According to a recent survey, civil servants may be facing an increased heart attack risk due to stress at work.
The study, which is a part of the long-running Whitehall II study that has been following 10,308 London-based civil servants since 1985, led by Sir Michael Marmot, professor of epidemiology and public health at University College London, UK provided strong evidence linked to the biological mechanisms involved in the onset of heart disease.
Dr Tarani Chandola, the first author of this EHJ study and a senior lecturer in UCL's Department of Epidemiology and Public Health said that though work stress leads to risk of coronary heart disease but the mechanisms are still not clear.
"This study addressed three questions: 1) Is the accumulation of work stress associated with higher risks of incident CHD and risk factors" 2) Is this association stronger among working-age populations" 3) Does work stress affect CHD directly through neuroendocrine mechanisms, or indirectly through behavioural risk factors for CHD, or both"" said Dr Chandola.
Over a 12 year period, the team gathered data related to the incidence of CHD, deaths from CHD, non-fatal myocardial infarctions, angina, heart rate variability, morning rises in the levels of the "stress" hormone cortisol, the metabolic syndrome  and behavioural risk factors such as diet, exercise, smoking and drinking.

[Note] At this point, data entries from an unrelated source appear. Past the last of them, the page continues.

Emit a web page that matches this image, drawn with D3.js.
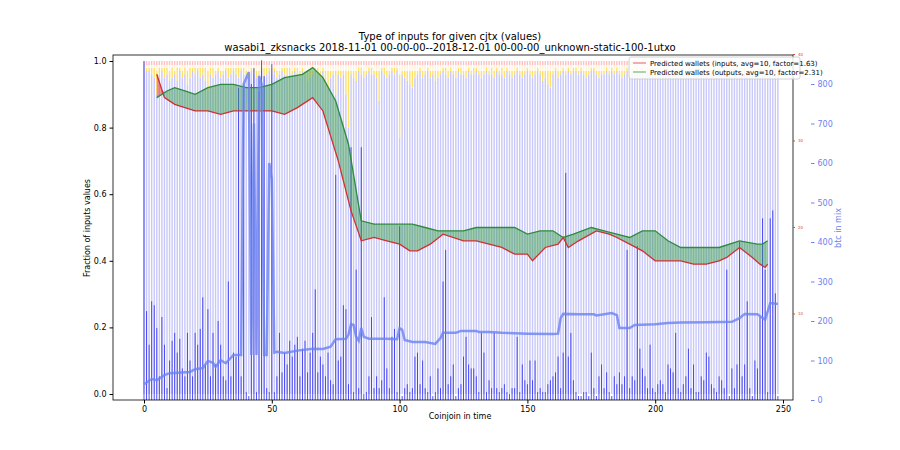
<!DOCTYPE html>
<html><head><meta charset="utf-8">
<script src="https://cdn.jsdelivr.net/npm/d3@7"></script>
<style>body{margin:0;background:#fff}text{font-family:"DejaVu Sans",sans-serif}</style>
</head><body><svg id="c" width="900" height="450"></svg>
<script>
const btc = [858,225,140,250,240,182,60,210,140,30,
100,150,170,120,155,80,60,170,100,60,
170,140,180,260,90,230,60,170,90,200,
140,60,50,300,60,120,110,790,60,800,
20,10,800,840,20,780,860,820,30,20,
850,20,60,170,70,120,90,150,110,140,
160,60,130,150,70,120,170,280,70,110,
90,60,120,50,40,570,100,110,240,230,
40,640,20,330,30,640,15,20,60,210,
30,60,30,50,260,80,30,160,180,20,
440,10,30,40,20,30,110,120,40,100,
30,20,60,10,20,80,30,300,380,40,
60,90,10,30,40,110,160,90,80,80,
60,20,170,120,20,50,30,170,30,20,
30,40,20,15,30,30,160,20,90,50,
40,100,50,100,20,30,20,20,40,50,
60,70,110,30,120,575,110,170,50,20,
10,10,20,20,10,120,30,10,60,90,
30,70,20,10,60,40,70,40,60,380,
30,60,50,390,130,80,60,30,140,30,
20,40,50,40,20,90,80,70,170,30,
20,40,60,130,30,90,20,20,60,50,
120,110,40,30,20,60,50,30,330,10,
80,30,90,400,60,90,250,30,10,100,
80,210,460,330,20,460,480,270,10];
const lav = [.99,.97,.97,.96,.95,.90,.96,.97,.95,.96,
.94,.95,.96,.94,.97,.95,.96,.93,.95,.97,
.96,.97,.95,.96,.94,.91,.96,.95,.96,.97,
.95,.96,.97,.95,.96,.97,.96,.95,.97,.96,
.96,.95,.97,.96,.95,.96,.97,.95,.96,.97,
.96,.97,.95,.96,.97,.96,.95,.96,.96,.97,
.96,.95,.97,.96,.94,.95,.96,.97,.96,.95,
.97,.93,.92,.95,.96,.90,.96,.95,.96,.90,
.80,.96,.95,.94,.97,.96,.95,.96,.97,.96,
.96,.95,.88,.97,.96,.95,.96,.97,.96,.97,
.77,.96,.95,.94,.93,.92,.95,.96,.97,.95,
.96,.97,.95,.96,.94,.95,.96,.97,.96,.95,
.97,.96,.95,.97,.96,.96,.95,.97,.96,.96,
.97,.96,.95,.96,.97,.96,.96,.95,.97,.96,
.96,.95,.97,.96,.95,.96,.97,.96,.95,.96,
.97,.96,.95,.96,.97,.96,.94,.95,.93,.92,
.96,.97,.95,.96,.97,.96,.97,.96,.97,.97,
.96,.97,.96,.95,.96,.97,.97,.96,.95,.96,
.96,.97,.96,.97,.96,.97,.96,.95,.96,.97,
.96,.97,.96,.97,.96,.97,.96,.97,.96,.97,
.96,.97,.96,.97,.96,.97,.96,.97,.96,.97,
.96,.97,.96,.97,.96,.97,.96,.97,.96,.97,
.96,.97,.96,.97,.96,.97,.96,.97,.96,.97,
.96,.97,.96,.97,.96,.97,.96,.97,.96,.97,
.96,.97,.96,.97,.96,.97,.96,.97,.96];
const yel = [.0,.01,.01,.02,.03,.07,.02,.01,.03,.02,
.03,.03,.01,.04,.01,.02,.02,.04,.03,.01,
.02,.01,.03,.02,.04,.06,.02,.03,.01,.01,
.02,.01,.01,.03,.02,.01,.02,.03,.01,.02,
.01,.02,.01,.02,.02,.01,.01,.03,.02,.01,
.02,.01,.02,.01,.01,.02,.03,.02,.01,.01,
.02,.02,.01,.01,.03,.02,.01,.01,.02,.02,
.01,.04,.05,.02,.01,.07,.01,.02,.01,.07,
.17,.01,.02,.03,.01,.02,.02,.01,.01,.02,
.01,.02,.09,.01,.02,.02,.01,.01,.02,.01,
.19,.01,.02,.03,.04,.05,.02,.01,.01,.02,
.01,.01,.02,.01,.03,.02,.01,.01,.02,.02,
.01,.01,.02,.01,.02,.01,.02,.01,.01,.02,
.01,.01,.02,.01,.01,.01,.02,.02,.01,.01,
.02,.02,.01,.01,.02,.01,.01,.01,.02,.01,
.01,.01,.02,.01,.01,.01,.03,.02,.04,.05,
.01,.01,.02,.01,.01,.01,.01,.01,.01,.01,
.01,.01,.01,.02,.01,.01,.01,.01,.02,.01,
.01,.01,.01,.01,.01,.01,.01,.02,.01,.01,
.01,.01,.01,.01,.01,.01,.01,.01,.01,.01,
.01,.01,.01,.01,.01,.01,.01,.01,.01,.01,
.01,.01,.01,.01,.01,.01,.01,.01,.01,.01,
.01,.01,.01,.01,.01,.01,.01,.01,.01,.01,
.01,.01,.01,.01,.01,.01,.01,.01,.01,.01,
.01,.01,.01,.01,.01,.01,.01,.01,.01];
const inX = [5,8,12,20,25,30,35,40,45,50,55,60,66,70,76,81,85,90,95,100,104,107,112,117,125,130,135,140,145,150,152,157,162,164,166,170,177,182,185,190,195,200,205,210,215,220,225,228,233,238,241,243,244];
const inV = [.96,.89,.87,.85,.85,.84,.85,.85,.85,.85,.84,.86,.89,.85,.70,.55,.46,.47,.46,.45,.43,.43,.45,.48,.46,.46,.45,.44,.42,.42,.40,.44,.45,.47,.44,.46,.49,.48,.47,.45,.43,.40,.40,.40,.39,.39,.40,.41,.44,.41,.39,.38,.39];
const outX = [5,9,12,16,20,25,30,35,40,45,50,55,62,66,70,75,80,85,90,95,100,105,110,115,120,125,130,135,140,145,150,155,160,164,168,175,180,185,190,195,200,205,210,215,220,225,233,240,242,244];
const outV = [.89,.91,.92,.91,.90,.92,.93,.93,.92,.92,.93,.95,.96,.98,.95,.88,.75,.52,.51,.51,.51,.51,.50,.49,.49,.49,.50,.50,.50,.50,.48,.49,.49,.47,.48,.50,.49,.48,.47,.49,.49,.46,.44,.44,.44,.44,.46,.45,.45,.46];
const maX = [0,3,5,8,10,18,20,23,25,27,28,30,32,35,37,38,39,41,42,43,44,45,46,47,48,49,50,51,52,55,60,66,70,73,75,79,80,81,82,83,84,85,86,88,95,99,100,101,102,105,110,114,116,117,122,124,130,131,135,140,150,160,162,163,164,170,176,177,183,185,186,190,192,200,205,210,220,230,233,235,240,243,245,246,248];
const maV = [40,53,50,63,68,71,78,81,99,94,84,101,93,114,114,114,800,830,114,700,114,820,800,114,114,600,560,120,122,119,125,130,129,135,154,155,165,192,190,160,150,182,160,155,155,154,182,178,152,147,147,142,157,170,170,175,175,172,172,170,168,167,168,207,218,217,217,214,220,215,182,182,190,192,195,196,197,198,207,218,217,203,245,245,243];
const xTicks=[0,50,100,150,200,250], yTicks=[0,.2,.4,.6,.8,1.0], bTicks=[0,100,200,300,400,500,600,700,800], rTicks=[10,20,30,40];
const title1="Type of inputs for given cjtx (values)", title2="wasabi1_zksnacks 2018-11-01 00-00-00--2018-12-01 00-00-00_unknown-static-100-1utxo";
const legendLabels=["Predicted wallets (inputs, avg=10, factor=1.63)","Predicted wallets (outputs, avg=10, factor=2.31)"];

const svg=d3.select("#c");
const L=113,R=793,T=55,B=400;
const x=d3.scaleLinear().domain([0,250]).range([144,783]);
const y=d3.scaleLinear().domain([0,1]).range([394,61]);
const yb=d3.scaleLinear().domain([0,800]).range([400,84]);
const yr=d3.scaleLinear().domain([0,40]).range([400,54]);
const idx=d3.range(btc.length);
const g=svg.append("g");
const bw=1.4;
idx.forEach(i=>{
  const l=lav[i], yy=yel[i], p=0.012;
  const segs=[[0,l,"#c8c8fa"],[l,l+yy,"#ffe066"],[l+yy,1-p,"#fff3dc"],[1-p,1,"#ffc0c0"]];
  segs.forEach(s=>{ if(s[1]>s[0]) g.append("rect").attr("x",x(i)-bw/2).attr("width",bw).attr("y",y(s[1])).attr("height",y(s[0])-y(s[1])).attr("fill",s[2]);});
});
g.selectAll(".b").data(idx).join("rect").attr("x",i=>x(i)-0.5).attr("width",1).attr("y",i=>yb(btc[i])).attr("height",i=>yb(0)-yb(btc[i])).attr("fill","#3333ee").attr("opacity",0.85);
const xs=d3.range(5,245);
function interp(X,V,t){const f=d3.scaleLinear().domain(X).range(V);return f(t);}
const pts=xs.map(t=>({t,a:interp(inX,inV,t),b:interp(outX,outV,t)}));
g.append("path").datum(pts).attr("d",d3.area().x(d=>x(d.t)).y0(d=>y(d.a)).y1(d=>y(Math.max(d.a,d.b)))).attr("fill","#2e9a44").attr("opacity",0.45);
g.append("path").datum(pts).attr("d",d3.area().x(d=>x(d.t)).y0(d=>y(d.b)).y1(d=>y(Math.max(d.a,d.b)))).attr("fill","#e0303a").attr("opacity",0.5);
const ln=d3.line().x(d=>x(d[0])).y(d=>y(d[1]));
g.append("path").datum(inX.map((t,i)=>[t,inV[i]])).attr("d",ln).attr("fill","none").attr("stroke","#d03030").attr("stroke-width",1.3);
g.append("path").datum(outX.map((t,i)=>[t,outV[i]])).attr("d",ln).attr("fill","none").attr("stroke","#2e8a3c").attr("stroke-width",1.3);
g.append("path").datum(maX.map((t,i)=>[t,maV[i]])).attr("d",d3.line().x(d=>x(d[0])).y(d=>yb(d[1]))).attr("fill","none").attr("stroke","#6a82f0").attr("stroke-width",2.5).attr("opacity",0.8);
svg.append("rect").attr("x",L).attr("y",T).attr("width",R-L).attr("height",B-T).attr("fill","none").attr("stroke","#000").attr("stroke-width",0.8);
const ax=svg.append("g").attr("transform",`translate(0,${B})`).call(d3.axisBottom(x).tickValues(xTicks).tickSize(3.5));
const ay=svg.append("g").attr("transform",`translate(${L},0)`).call(d3.axisLeft(y).tickValues(yTicks).tickSize(3.5).tickFormat(d3.format(".1f")));
const ab=svg.append("g").attr("transform",`translate(811,0)`).call(d3.axisRight(yb).tickValues(bTicks).tickSize(3.5));
ab.select(".domain").remove(); ab.selectAll("line").attr("stroke","#6a82f0"); ab.selectAll("text").attr("fill","#6a82f0");
const ar=svg.append("g").attr("transform",`translate(${R},0)`).call(d3.axisRight(yr).tickValues(rTicks).tickSize(2));
ar.select(".domain").remove(); ar.selectAll("line").attr("stroke","#e04040"); ar.selectAll("text").attr("fill","#e04040").style("font-size","4px");
[ax,ay,ab].forEach(a=>a.selectAll("text").style("font-size","8px"));
ax.select(".domain").remove(); ay.select(".domain").remove();
svg.append("text").attr("x",450).attr("y",40).attr("text-anchor","middle").style("font-size","10px").text(title1);
svg.append("text").attr("x",450).attr("y",51).attr("text-anchor","middle").style("font-size","10px").text(title2);
svg.append("text").attr("x",460).attr("y",419).attr("text-anchor","middle").style("font-size","8px").text("Coinjoin in time");
svg.append("text").attr("transform","translate(90,228) rotate(-90)").attr("text-anchor","middle").style("font-size","8px").text("Fraction of inputs values");
svg.append("text").attr("transform","translate(841,228) rotate(-90)").attr("text-anchor","middle").style("font-size","8px").attr("fill","#6a82f0").text("btc in mix");
const lg=svg.append("g").attr("transform","translate(629,57)");
lg.append("rect").attr("width",171).attr("height",22).attr("fill","#fff").attr("opacity",0.85).attr("stroke","#ccc").attr("rx",2);
["#f08080","#7fbf7f"].forEach((c,i)=>{
  lg.append("line").attr("x1",4).attr("x2",17).attr("y1",6+i*9).attr("y2",6+i*9).attr("stroke",c).attr("stroke-width",1.3);
  lg.append("text").attr("x",21).attr("y",9+i*9).style("font-size","7px").text(legendLabels[i]);
});
</script></body></html>
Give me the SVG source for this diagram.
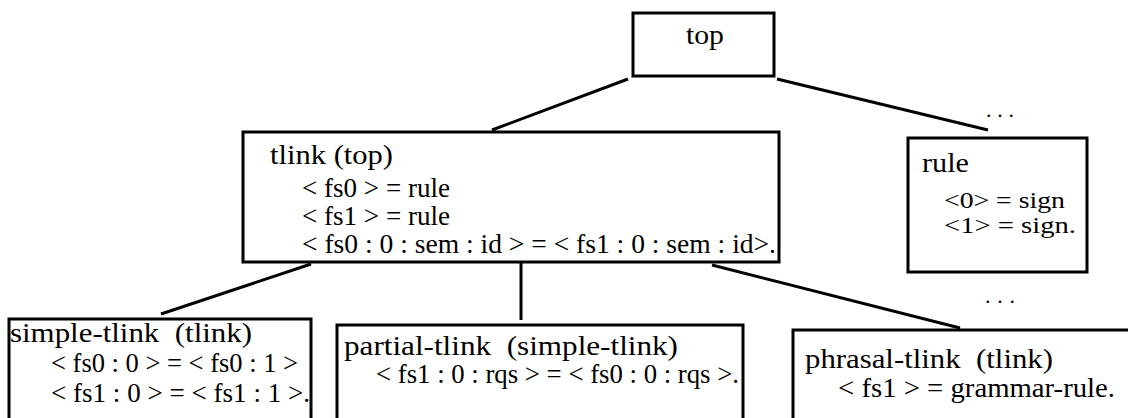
<svg xmlns="http://www.w3.org/2000/svg" width="1128" height="418" viewBox="0 0 1128 418">
  <style>
    .box { fill: #ffffff; stroke: #000000; stroke-width: 3; }
    .edge { stroke: #000000; stroke-width: 3; fill: none; }
    text { font-family: "Liberation Serif", "Times New Roman", serif; font-size: 27px; fill: #000000; white-space: pre; }
    .small { font-size: 23px; }
    .dots { font-size: 22px; }
  </style>
  <rect width="1128" height="418" fill="#ffffff"/>

  <!-- tree edges -->
  <g id="connectors">
    <line class="edge" x1="628" y1="79" x2="492" y2="130"/>
    <line class="edge" x1="777" y1="79" x2="988" y2="130"/>
    <line class="edge" x1="311" y1="264" x2="161" y2="314"/>
    <line class="edge" x1="521" y1="263" x2="521" y2="320"/>
    <line class="edge" x1="712" y1="265" x2="960" y2="328"/>
  </g>

  <g id="node-top">
    <rect class="box" x="633" y="13" width="141" height="63"/>
    <text x="686" y="44" textLength="38" lengthAdjust="spacingAndGlyphs">top</text>
  </g>

  <g id="node-tlink">
    <rect class="box" x="243" y="132" width="536" height="130"/>
    <text x="270" y="164" textLength="123" lengthAdjust="spacingAndGlyphs">tlink (top)</text>
    <text x="302" y="197" textLength="148" lengthAdjust="spacingAndGlyphs">&lt; fs0 &gt; = rule</text>
    <text x="302" y="225" textLength="148" lengthAdjust="spacingAndGlyphs">&lt; fs1 &gt; = rule</text>
    <text x="302" y="253" textLength="474" lengthAdjust="spacingAndGlyphs">&lt; fs0 : 0 : sem : id &gt; = &lt; fs1 : 0 : sem : id&gt;.</text>
  </g>

  <g id="node-rule">
    <text class="dots" x="986" y="117" textLength="28" lengthAdjust="spacing">. . .</text>
    <rect class="box" x="908" y="138" width="179" height="134"/>
    <text x="922" y="172" textLength="47" lengthAdjust="spacingAndGlyphs">rule</text>
    <text class="small" x="944" y="208" textLength="121" lengthAdjust="spacingAndGlyphs">&lt;0&gt; = sign</text>
    <text class="small" x="944" y="233" textLength="132" lengthAdjust="spacingAndGlyphs">&lt;1&gt; = sign.</text>
    <text class="dots" x="985" y="303" textLength="30" lengthAdjust="spacing">. . .</text>
  </g>

  <g id="node-simple-tlink">
    <rect class="box" x="9" y="319" width="302" height="110"/>
    <text x="10" y="342" textLength="242" lengthAdjust="spacingAndGlyphs">simple-tlink  (tlink)</text>
    <text x="51" y="372" textLength="247" lengthAdjust="spacingAndGlyphs">&lt; fs0 : 0 &gt; = &lt; fs0 : 1 &gt;</text>
    <text x="51" y="402" textLength="259" lengthAdjust="spacingAndGlyphs">&lt; fs1 : 0 &gt; = &lt; fs1 : 1 &gt;.</text>
  </g>

  <g id="node-partial-tlink">
    <rect class="box" x="337" y="325" width="406" height="110"/>
    <text x="344" y="355" textLength="334" lengthAdjust="spacingAndGlyphs">partial-tlink  (simple-tlink)</text>
    <text x="376" y="383" textLength="363" lengthAdjust="spacingAndGlyphs">&lt; fs1 : 0 : rqs &gt; = &lt; fs0 : 0 : rqs &gt;.</text>
  </g>

  <g id="node-phrasal-tlink">
    <rect class="box" x="793" y="330" width="345" height="110"/>
    <text x="805" y="368" textLength="248" lengthAdjust="spacingAndGlyphs">phrasal-tlink  (tlink)</text>
    <text x="838" y="397" textLength="277" lengthAdjust="spacingAndGlyphs">&lt; fs1 &gt; = grammar-rule.</text>
  </g>
</svg>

The findings revealed that chronic work stress associated with CHD was greater among men and women aged under 50
"During 12 years of follow-up, we found that chronic work stress was associated with CHD and this association was stronger among both men and women aged under 50 - their risk of CHD was an average of 68% more than for people who reported no stress at work. Among people of retirement age (and therefore less likely to be exposed to work stress), the effect on CHD was less strong," he said.
The most imperative finding was the link between work stress with the biological mechanisms harbouring CHD. They found that workers who suffered from greater stress were more likely to have lowered heart rate variability.
Work stress also lead to poor health behaviours that could lead indirectly to CHD.
"Work stress is associated with a poorer diet in terms of eating less fruit and vegetables, and less exercise. It has also been linked to problem drinking, although not in this study. In this study, around 32% of the effect of work stress on CHD could be explained by its effect on health behaviours and the metabolic syndrome," he said.
Dr Chandola said that cumulative stress at work can lead to CHD through direct activation of neuroendocrine stress pathways and indirectly through unhealthy behaviours.
The findings appear in Europe's leading cardiology journal, the European Heart Journal.